You must remember your rights at all times. Because of the pressure and confusion that you may feel, it is very difficult to think properly and even though you try, you may not be able to properly explain yourself. You should call your attorney before doing anything else. You should call your lawyer even before you call a bail bondsman. A lawyer can help you answer the officer's questions and can also help you get out of jail.
To get out of jail, you must either post a bond or, with the approval of a judge, you may be able to get out of jail on your own recognizance – this means you are released from jail on your promise that you will appear in court at the appointed time for your trial. To get out on your own recognizance you do not have to pay any money. If you cannot get out on your own recognizance, you must post a bond. This bond is usually set by a judge and can be met either by posting a property bond or a commercial bond.
A property bond is met when one or more persons owning real property (real estate) in the county where the bond is set produces tax records (usually the annual county tax assessment), and the value of the property pledged is 2 ½ times the bond amount. [example: $10,000.00 bond would require real property valued at $25,000.00] There is no cash required for a property bond.

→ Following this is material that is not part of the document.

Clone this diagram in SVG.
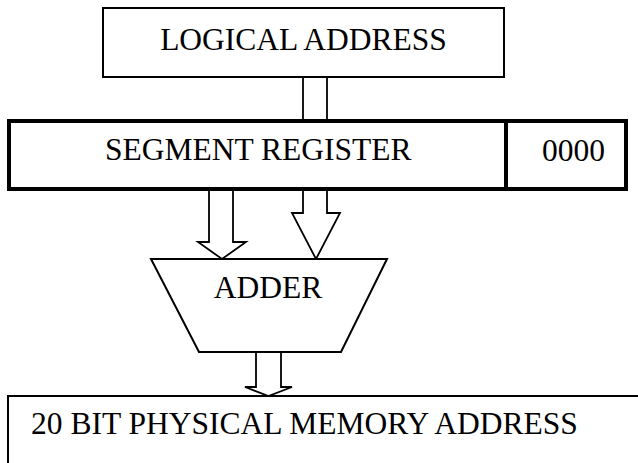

A personal surety bond does not cost you any money. A commercial bond means that you pay a bondsman a sum of case, usually 10% of the amount of your bond. The bondsman will then post a bond for you. You will not get back the money you pay a bondsman. Remember, if you do not appear in court, you will not only be arrested, you or the person who bonds you out will lose the cash or property that was posted as bond. A commercial bondsman will track you down and have you arrested.